* [Given exercise]: Please write the listing below out again exactly, leaving every picture behind.

-- BEGIN Information supplied --

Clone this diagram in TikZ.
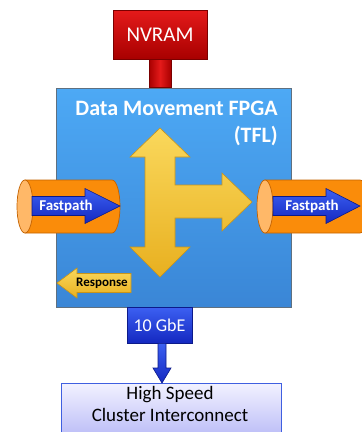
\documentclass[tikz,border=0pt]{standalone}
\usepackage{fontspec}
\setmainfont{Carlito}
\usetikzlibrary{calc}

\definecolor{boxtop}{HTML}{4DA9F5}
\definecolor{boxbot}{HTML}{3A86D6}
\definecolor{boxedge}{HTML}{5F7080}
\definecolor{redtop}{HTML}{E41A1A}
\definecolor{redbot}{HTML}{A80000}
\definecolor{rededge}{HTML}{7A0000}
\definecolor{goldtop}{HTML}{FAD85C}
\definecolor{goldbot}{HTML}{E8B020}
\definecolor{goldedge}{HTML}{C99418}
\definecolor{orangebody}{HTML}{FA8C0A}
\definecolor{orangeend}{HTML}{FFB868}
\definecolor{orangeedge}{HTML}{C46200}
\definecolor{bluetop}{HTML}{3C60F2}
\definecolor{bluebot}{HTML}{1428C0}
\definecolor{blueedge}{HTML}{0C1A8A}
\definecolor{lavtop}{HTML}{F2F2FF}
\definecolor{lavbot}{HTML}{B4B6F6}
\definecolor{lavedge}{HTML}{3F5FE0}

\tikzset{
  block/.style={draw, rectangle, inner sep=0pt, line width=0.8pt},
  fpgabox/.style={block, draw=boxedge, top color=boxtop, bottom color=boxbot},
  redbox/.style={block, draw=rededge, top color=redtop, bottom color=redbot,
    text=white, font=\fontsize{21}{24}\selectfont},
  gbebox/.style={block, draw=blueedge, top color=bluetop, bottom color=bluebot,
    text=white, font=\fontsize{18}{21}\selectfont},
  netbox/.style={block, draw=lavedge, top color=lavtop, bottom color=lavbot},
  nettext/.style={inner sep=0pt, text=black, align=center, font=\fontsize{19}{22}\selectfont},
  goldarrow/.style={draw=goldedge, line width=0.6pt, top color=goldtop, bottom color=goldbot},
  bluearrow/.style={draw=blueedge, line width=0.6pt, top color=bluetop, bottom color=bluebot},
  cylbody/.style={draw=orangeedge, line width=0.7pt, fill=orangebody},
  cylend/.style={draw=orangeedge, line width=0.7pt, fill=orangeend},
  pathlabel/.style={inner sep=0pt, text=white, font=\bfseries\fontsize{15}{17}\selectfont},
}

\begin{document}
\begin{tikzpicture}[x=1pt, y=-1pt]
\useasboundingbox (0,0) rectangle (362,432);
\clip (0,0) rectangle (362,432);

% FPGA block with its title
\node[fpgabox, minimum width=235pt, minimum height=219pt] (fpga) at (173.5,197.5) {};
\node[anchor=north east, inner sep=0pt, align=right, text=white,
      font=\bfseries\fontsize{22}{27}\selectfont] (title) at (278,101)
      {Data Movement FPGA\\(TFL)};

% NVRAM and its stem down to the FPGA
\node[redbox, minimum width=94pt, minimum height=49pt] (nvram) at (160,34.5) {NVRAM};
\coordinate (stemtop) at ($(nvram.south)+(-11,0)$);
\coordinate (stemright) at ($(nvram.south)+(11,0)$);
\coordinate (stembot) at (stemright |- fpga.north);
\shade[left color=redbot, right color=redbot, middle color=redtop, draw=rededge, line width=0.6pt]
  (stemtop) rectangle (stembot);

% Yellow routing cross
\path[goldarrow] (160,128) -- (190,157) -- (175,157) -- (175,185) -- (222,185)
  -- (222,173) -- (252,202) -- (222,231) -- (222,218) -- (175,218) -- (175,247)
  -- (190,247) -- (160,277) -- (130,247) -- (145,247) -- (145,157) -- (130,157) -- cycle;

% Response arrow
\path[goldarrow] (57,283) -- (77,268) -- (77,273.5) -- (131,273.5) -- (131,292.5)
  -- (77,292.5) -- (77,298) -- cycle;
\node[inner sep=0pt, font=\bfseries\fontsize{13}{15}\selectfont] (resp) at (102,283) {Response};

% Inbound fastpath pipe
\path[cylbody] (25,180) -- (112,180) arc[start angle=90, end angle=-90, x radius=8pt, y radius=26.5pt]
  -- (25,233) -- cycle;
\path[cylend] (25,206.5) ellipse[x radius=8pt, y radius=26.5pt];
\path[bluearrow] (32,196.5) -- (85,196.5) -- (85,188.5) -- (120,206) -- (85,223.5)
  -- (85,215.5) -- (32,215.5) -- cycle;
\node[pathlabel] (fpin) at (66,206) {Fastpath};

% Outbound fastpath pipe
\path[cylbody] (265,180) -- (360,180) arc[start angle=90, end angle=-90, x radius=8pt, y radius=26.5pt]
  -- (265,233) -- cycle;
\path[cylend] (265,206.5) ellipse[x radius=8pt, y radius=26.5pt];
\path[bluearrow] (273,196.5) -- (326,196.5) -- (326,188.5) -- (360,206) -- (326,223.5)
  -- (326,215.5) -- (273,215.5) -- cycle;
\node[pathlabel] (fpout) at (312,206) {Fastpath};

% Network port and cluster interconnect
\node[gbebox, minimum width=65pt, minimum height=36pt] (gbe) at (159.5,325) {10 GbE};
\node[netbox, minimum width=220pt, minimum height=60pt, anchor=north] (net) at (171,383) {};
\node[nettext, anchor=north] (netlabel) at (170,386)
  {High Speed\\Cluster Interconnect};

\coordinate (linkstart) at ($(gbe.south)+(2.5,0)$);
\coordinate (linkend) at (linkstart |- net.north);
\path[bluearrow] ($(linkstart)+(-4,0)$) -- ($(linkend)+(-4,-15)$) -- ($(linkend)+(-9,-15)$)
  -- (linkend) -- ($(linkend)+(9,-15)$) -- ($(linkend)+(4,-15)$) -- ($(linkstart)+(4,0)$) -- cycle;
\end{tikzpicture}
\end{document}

-- END Information supplied --

* [Final answer]:
Clone this diagram in TikZ.
\documentclass[tikz,border=0pt]{standalone}
\usepackage{fontspec}
\setmainfont{Carlito}
\usetikzlibrary{calc}

\definecolor{boxtop}{HTML}{4DA9F5}
\definecolor{boxbot}{HTML}{3A86D6}
\definecolor{boxedge}{HTML}{5F7080}
\definecolor{redtop}{HTML}{E41A1A}
\definecolor{redbot}{HTML}{A80000}
\definecolor{rededge}{HTML}{7A0000}
\definecolor{goldtop}{HTML}{FAD85C}
\definecolor{goldbot}{HTML}{E8B020}
\definecolor{goldedge}{HTML}{C99418}
\definecolor{orangebody}{HTML}{FA8C0A}
\definecolor{orangeend}{HTML}{FFB868}
\definecolor{orangeedge}{HTML}{C46200}
\definecolor{bluetop}{HTML}{3C60F2}
\definecolor{bluebot}{HTML}{1428C0}
\definecolor{blueedge}{HTML}{0C1A8A}
\definecolor{lavtop}{HTML}{F2F2FF}
\definecolor{lavbot}{HTML}{B4B6F6}
\definecolor{lavedge}{HTML}{3F5FE0}

\tikzset{
  block/.style={draw, rectangle, inner sep=0pt, line width=0.8pt},
  fpgabox/.style={block, draw=boxedge, top color=boxtop, bottom color=boxbot},
  redbox/.style={block, draw=rededge, top color=redtop, bottom color=redbot,
    text=white, font=\fontsize{21}{24}\selectfont},
  gbebox/.style={block, draw=blueedge, top color=bluetop, bottom color=bluebot,
    text=white, font=\fontsize{18}{21}\selectfont},
  netbox/.style={block, draw=lavedge, top color=lavtop, bottom color=lavbot},
  nettext/.style={inner sep=0pt, text=black, align=center, font=\fontsize{19}{22}\selectfont},
  goldarrow/.style={draw=goldedge, line width=0.6pt, top color=goldtop, bottom color=goldbot},
  bluearrow/.style={draw=blueedge, line width=0.6pt, top color=bluetop, bottom color=bluebot},
  cylbody/.style={draw=orangeedge, line width=0.7pt, fill=orangebody},
  cylend/.style={draw=orangeedge, line width=0.7pt, fill=orangeend},
  pathlabel/.style={inner sep=0pt, text=white, font=\bfseries\fontsize{15}{17}\selectfont},
}

\begin{document}
\begin{tikzpicture}[x=1pt, y=-1pt]
\useasboundingbox (0,0) rectangle (362,432);
\clip (0,0) rectangle (362,432);

% FPGA block with its title
\node[fpgabox, minimum width=235pt, minimum height=219pt] (fpga) at (173.5,197.5) {};
\node[anchor=north east, inner sep=0pt, align=right, text=white,
      font=\bfseries\fontsize{22}{27}\selectfont] (title) at (278,101)
      {Data Movement FPGA\\(TFL)};

% NVRAM and its stem down to the FPGA
\node[redbox, minimum width=94pt, minimum height=49pt] (nvram) at (160,34.5) {NVRAM};
\coordinate (stemtop) at ($(nvram.south)+(-11,0)$);
\coordinate (stemright) at ($(nvram.south)+(11,0)$);
\coordinate (stembot) at (stemright |- fpga.north);
\shade[left color=redbot, right color=redbot, middle color=redtop, draw=rededge, line width=0.6pt]
  (stemtop) rectangle (stembot);

% Yellow routing cross
\path[goldarrow] (160,128) -- (190,157) -- (175,157) -- (175,185) -- (222,185)
  -- (222,173) -- (252,202) -- (222,231) -- (222,218) -- (175,218) -- (175,247)
  -- (190,247) -- (160,277) -- (130,247) -- (145,247) -- (145,157) -- (130,157) -- cycle;

% Response arrow
\path[goldarrow] (57,283) -- (77,268) -- (77,273.5) -- (131,273.5) -- (131,292.5)
  -- (77,292.5) -- (77,298) -- cycle;
\node[inner sep=0pt, font=\bfseries\fontsize{13}{15}\selectfont] (resp) at (102,283) {Response};

% Inbound fastpath pipe
\path[cylbody] (25,180) -- (112,180) arc[start angle=90, end angle=-90, x radius=8pt, y radius=26.5pt]
  -- (25,233) -- cycle;
\path[cylend] (25,206.5) ellipse[x radius=8pt, y radius=26.5pt];
\path[bluearrow] (32,196.5) -- (85,196.5) -- (85,188.5) -- (120,206) -- (85,223.5)
  -- (85,215.5) -- (32,215.5) -- cycle;
\node[pathlabel] (fpin) at (66,206) {Fastpath};

% Outbound fastpath pipe
\path[cylbody] (265,180) -- (360,180) arc[start angle=90, end angle=-90, x radius=8pt, y radius=26.5pt]
  -- (265,233) -- cycle;
\path[cylend] (265,206.5) ellipse[x radius=8pt, y radius=26.5pt];
\path[bluearrow] (273,196.5) -- (326,196.5) -- (326,188.5) -- (360,206) -- (326,223.5)
  -- (326,215.5) -- (273,215.5) -- cycle;
\node[pathlabel] (fpout) at (312,206) {Fastpath};

% Network port and cluster interconnect
\node[gbebox, minimum width=65pt, minimum height=36pt] (gbe) at (159.5,325) {10 GbE};
\node[netbox, minimum width=220pt, minimum height=60pt, anchor=north] (net) at (171,383) {};
\node[nettext, anchor=north] (netlabel) at (170,386)
  {High Speed\\Cluster Interconnect};

\coordinate (linkstart) at ($(gbe.south)+(2.5,0)$);
\coordinate (linkend) at (linkstart |- net.north);
\path[bluearrow] ($(linkstart)+(-4,0)$) -- ($(linkend)+(-4,-15)$) -- ($(linkend)+(-9,-15)$)
  -- (linkend) -- ($(linkend)+(9,-15)$) -- ($(linkend)+(4,-15)$) -- ($(linkstart)+(4,0)$) -- cycle;
\end{tikzpicture}
\end{document}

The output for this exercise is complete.